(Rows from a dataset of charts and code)
┄┄┄┄┄┄┄┄┄┄

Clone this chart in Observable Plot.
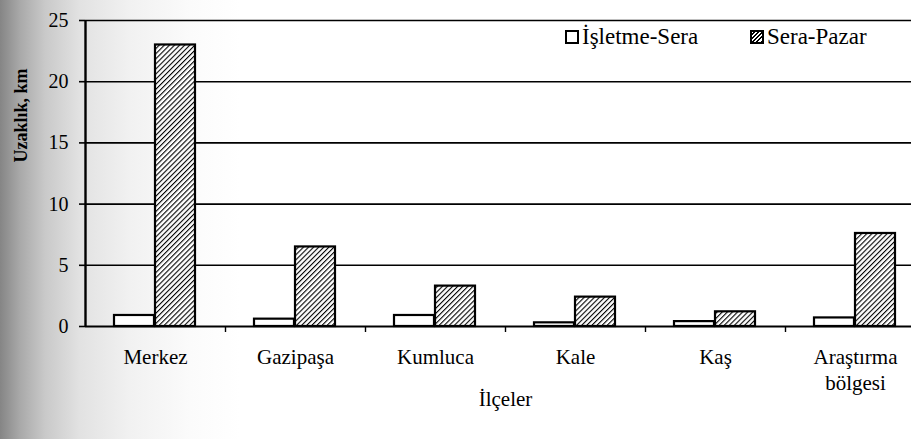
<!DOCTYPE html>
<html>
<head>
<meta charset="utf-8">
<script src="https://cdn.jsdelivr.net/npm/d3@7"></script>
<script src="https://cdn.jsdelivr.net/npm/@observablehq/plot@0.6"></script>
<style>
  html, body { margin: 0; padding: 0; }
  body {
    width: 911px; height: 439px; overflow: hidden; position: relative;
    background: linear-gradient(to right, #858585 0px, #a9a9a9 20px, #c9c9c9 45px, #e2e2e2 80px, #f1f1f1 130px, #fbfbfb 190px, #ffffff 240px);
    font-family: "Liberation Serif", "Times New Roman", "DejaVu Serif", serif;
  }
  #chart { position: absolute; left: 0; top: 0; }
  #legend { position: absolute; left: 0; top: 0; width: 911px; height: 60px; pointer-events: none; }
  .lg { position: absolute; top: 24px; font-family: "Liberation Serif", "Times New Roman", serif; font-size: 23px; line-height: 26px; color: #000; white-space: nowrap; display: flex; align-items: center; }
  .sw { width: 10px; height: 10px; border: 2px solid #000; margin-right: 3px; background: #fff; }
  .sw.h { background: repeating-linear-gradient(-45deg, #000 0 1.4px, #fff 1.4px 3px); }
  svg text { font-family: "Liberation Serif", "Times New Roman", serif !important; }
</style>
</head>
<body>
<div id="chart"></div>
<div id="legend">
  <div class="lg" style="left:565px"><span class="sw"></span><span id="lg1"></span></div>
  <div class="lg" style="left:750px"><span class="sw h"></span><span id="lg2"></span></div>
</div>
<script>
const categories = ["Merkez", "Gazipaşa", "Kumluca", "Kale", "Kaş", "Araştırma\nbölgesi"];
const seriesNames = ["İşletme-Sera", "Sera-Pazar"];
const isletmeSera = [0.9, 0.6, 0.9, 0.3, 0.4, 0.7];
const seraPazar = [23.0, 6.5, 3.3, 2.4, 1.2, 7.6];
const yTicks = [0, 5, 10, 15, 20, 25];
const gridValues = [5, 10, 15, 20, 25];
const yLabel = "Uzaklık, km";
const xLabel = "İlçeler";

document.getElementById("lg1").textContent = seriesNames[0];
document.getElementById("lg2").textContent = seriesNames[1];

const dataA = categories.map((c, i) => ({cat: c, value: isletmeSera[i]}));
const dataB = categories.map((c, i) => ({cat: c, value: seraPazar[i]}));

const font = "Liberation Serif, Times New Roman, serif";

const plot = Plot.plot({
  width: 911,
  height: 439,
  marginLeft: 85,
  marginRight: -14,
  marginTop: 20,
  marginBottom: 113,
  style: {background: "transparent", fontFamily: font, color: "#000", overflow: "visible"},
  x: {type: "band", domain: categories, padding: 0},
  y: {domain: [0, 25]},
  marks: [
    Plot.ruleY(gridValues, {stroke: "#000", strokeWidth: 1.6}),
    Plot.barY(dataA, {x: "cat", y: "value", fill: "#fff", stroke: "#000", strokeWidth: 2.2, insetLeft: 29, insetRight: 71}),
    Plot.barY(dataB, {x: "cat", y: "value", fill: "url(#hatch)", stroke: "#000", strokeWidth: 2.2, insetLeft: 70, insetRight: 30}),
    Plot.ruleY([0], {stroke: "#000", strokeWidth: 2.2}),
    Plot.ruleX([categories[0]], {dx: -70, stroke: "#000", strokeWidth: 2.4}),
    Plot.axisY({ticks: yTicks, tickSize: 6, tickPadding: 11, fontSize: 20, fontFamily: font, label: null, strokeWidth: 1.6}),
    Plot.axisX({tickSize: 0, tickPadding: 20, fontSize: 21, fontFamily: font, label: null, lineHeight: 1.2}),
    Plot.axisX({ticks: categories.slice(1), tickSize: 6, tickFormat: null, dx: -70, label: null, strokeWidth: 1.4}),
    Plot.text([yLabel], {frameAnchor: "left", rotate: -90, dx: -64, dy: -11, fontWeight: "bold", fontSize: 18, fontFamily: font}),
    Plot.text([xLabel], {frameAnchor: "bottom", dy: 79, fontSize: 21, fontFamily: font})
  ]
});

// hatch pattern definition
const ns = "http://www.w3.org/2000/svg";
const defs = document.createElementNS(ns, "defs");
defs.innerHTML = `<pattern id="hatch" patternUnits="userSpaceOnUse" width="3.6" height="3.6" patternTransform="rotate(45)">
  <rect width="3.6" height="3.6" fill="#fff"/>
  <line x1="0" y1="0" x2="0" y2="3.6" stroke="#000" stroke-width="2.2"/>
</pattern>`;
plot.insertBefore(defs, plot.firstChild);
document.getElementById("chart").appendChild(plot);
</script>
</body>
</html>
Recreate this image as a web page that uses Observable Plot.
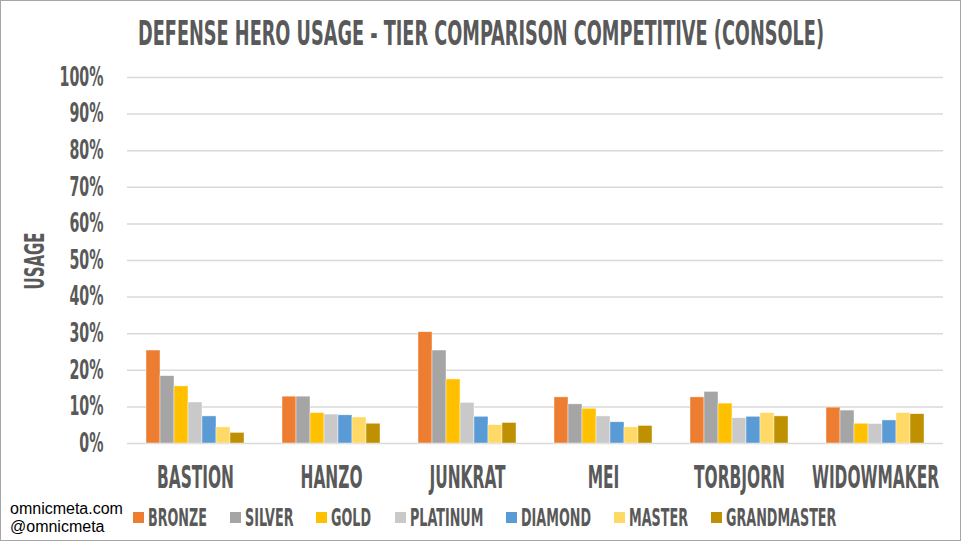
<!DOCTYPE html>
<html>
<head>
<meta charset="utf-8">
<script src="https://cdn.jsdelivr.net/npm/d3@7"></script>
<script src="https://cdn.jsdelivr.net/npm/@observablehq/plot@0.6"></script>
<style>
  html, body { margin: 0; padding: 0; background: #fff; }
  #wrap { position: relative; width: 961px; height: 541px; overflow: hidden; background: #fff; }
  #frame { position: absolute; inset: 0; border: 1px solid #a6a6a6; pointer-events: none; }
  .cond { font-family: "Liberation Sans Narrow", "DejaVu Sans Condensed", "Liberation Sans", sans-serif; font-weight: bold; color: #595959; }
  .sq { display: inline-block; white-space: nowrap; }
  .sq > span { display: inline-block; white-space: nowrap; }
  #title { position: absolute; left: 0; top: 16px; width: 961px; text-align: center; font-size: 34px; line-height: 34px; }
  #ylab { position: absolute; left: 35px; top: 261px; font-size: 26px; line-height: 26px; }
  #legend { position: absolute; left: 133px; top: 505px; display: flex; align-items: center; font-size: 25px; line-height: 25px; }
  .item { display: flex; align-items: center; margin-right: 23px; }
  .sw { width: 11px; height: 11px; margin-right: 4px; }
  #caption { position: absolute; left: 10px; top: 500px; font-family: "Liberation Sans", Arial, sans-serif; font-size: 16px; line-height: 18px; color: #000; }
  #chart { position: absolute; left: 0; top: 0; }
</style>
</head>
<body>
<div id="wrap">
  <div id="chart"></div>
  <div id="title" class="cond"></div>
  <div id="ylab" class="cond"></div>
  <div id="legend" class="cond"></div>
  <div id="caption">omnicmeta.com<br>@omnicmeta</div>
  <div id="frame"></div>
</div>
<script>
const heroes = ["BASTION", "HANZO", "JUNKRAT", "MEI", "TORBJORN", "WIDOWMAKER"];
const tiers = ["BRONZE", "SILVER", "GOLD", "PLATINUM", "DIAMOND", "MASTER", "GRANDMASTER"];
const bronze      = [25.4, 12.8, 30.4, 12.6, 12.6, 9.8];
const silver      = [18.4, 12.8, 25.4, 10.7, 14.1, 9.0];
const gold        = [15.6,  8.3, 17.5,  9.5, 10.9, 5.4];
const platinum    = [11.2,  7.9, 11.1,  7.4,  6.9, 5.3];
const diamond     = [ 7.4,  7.7,  7.3,  5.8,  7.3, 6.3];
const master      = [ 4.4,  7.1,  5.0,  4.4,  8.3, 8.3];
const grandmaster = [ 2.9,  5.4,  5.6,  4.8,  7.4, 8.0];
const tierColors = ["#ED7D31", "#A5A5A5", "#FFC000", "#C9C9C9", "#5B9BD5", "#FFD966", "#BF9000"];
const yTicks = [0, 10, 20, 30, 40, 50, 60, 70, 80, 90, 100];
const titleText = "DEFENSE HERO USAGE - TIER COMPARISON COMPETITIVE (CONSOLE)";
const yLabelText = "USAGE";

const series = [bronze, silver, gold, platinum, diamond, master, grandmaster];
const rows = heroes.flatMap((h, i) => tiers.map((t, j) => ({hero: h, tier: t, value: series[j][i]})));

const FONT = '"Liberation Sans Narrow", "DejaVu Sans Condensed", "Liberation Sans", sans-serif';

const chart = Plot.plot({
  width: 961,
  height: 541,
  marginTop: 77,
  marginBottom: 98,
  marginLeft: 125,
  marginRight: 16,
  style: {fontFamily: FONT, fontWeight: "bold", color: "#595959", background: "transparent", overflow: "visible"},
  fx: {domain: heroes, padding: 0, label: null},
  x: {domain: tiers, paddingInner: 0, paddingOuter: 1.245, axis: null},
  y: {domain: [0, 100], label: null},
  color: {domain: tiers, range: tierColors},
  marks: [
    Plot.gridY(yTicks, {stroke: "#d9d9d9", strokeOpacity: 1, strokeWidth: 1.5}),
    Plot.barY(rows, {fx: "hero", x: "tier", y: "value", fill: "tier", stroke: "#ffffff", strokeWidth: 0.6, strokeOpacity: 0.7}),
    Plot.axisY(yTicks, {tickFormat: d => d + "%", tickSize: 0, tickPadding: 24, fontSize: 26, label: null}),
    Plot.axisFx({anchor: "bottom", tickSize: 0, tickPadding: 22, fontSize: 32, label: null})
  ]
});
document.getElementById("chart").appendChild(chart);

// condense SVG texts so that a reference label gets the reference width
function squeezeSvg(sel, refText, refWidth) {
  const texts = Array.from(chart.querySelectorAll(sel));
  const ref = texts.find(t => t.textContent === refText) || texts[0];
  const f = refWidth / ref.getComputedTextLength();
  texts.forEach(t => {
    const len = t.getComputedTextLength();
    if (len > 0) {
      t.setAttribute("textLength", (len * f).toFixed(2));
      t.setAttribute("lengthAdjust", "spacingAndGlyphs");
    }
  });
}
squeezeSvg('g[aria-label="y-axis tick label"] text', "100%", 44);
squeezeSvg('g[aria-label="fx-axis tick label"] text', "BASTION", 77);

// HTML condensed text helper
function makeSq(text, parent) {
  const outer = document.createElement("span");
  outer.className = "sq";
  const inner = document.createElement("span");
  inner.textContent = text;
  outer.appendChild(inner);
  parent.appendChild(outer);
  return outer;
}
function applySq(outer, f) {
  const inner = outer.firstChild;
  const w = inner.getBoundingClientRect().width;
  inner.style.transformOrigin = "left center";
  inner.style.transform = `scaleX(${f})`;
  outer.style.width = (w * f) + "px";
}

// Title
const tOuter = makeSq(titleText, document.getElementById("title"));
applySq(tOuter, 686 / tOuter.firstChild.getBoundingClientRect().width);

// Y label
const ylab = document.getElementById("ylab");
const yOuter = makeSq(yLabelText, ylab);
{
  const w = yOuter.firstChild.getBoundingClientRect().width;
  const f = 57 / w;
  ylab.style.width = w + "px";
  ylab.style.transformOrigin = "0 0";
  ylab.style.transform = `rotate(-90deg) scaleX(${f}) translate(${-w / 2}px, ${-13}px)`;
}

// Legend
const legend = document.getElementById("legend");
const legendOuters = tiers.map((t, i) => {
  const item = document.createElement("div");
  item.className = "item";
  const sw = document.createElement("span");
  sw.className = "sw";
  sw.style.background = tierColors[i];
  item.appendChild(sw);
  legend.appendChild(item);
  return makeSq(t, item);
});
const legendF = 59 / legendOuters[0].firstChild.getBoundingClientRect().width;
legendOuters.forEach(o => applySq(o, legendF));
</script>
</body>
</html>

┄┄┄┄┄┄┄┄┄┄

Job => Determine the number of lines where the string "this" occurs, and give that number only.

Expected output => 2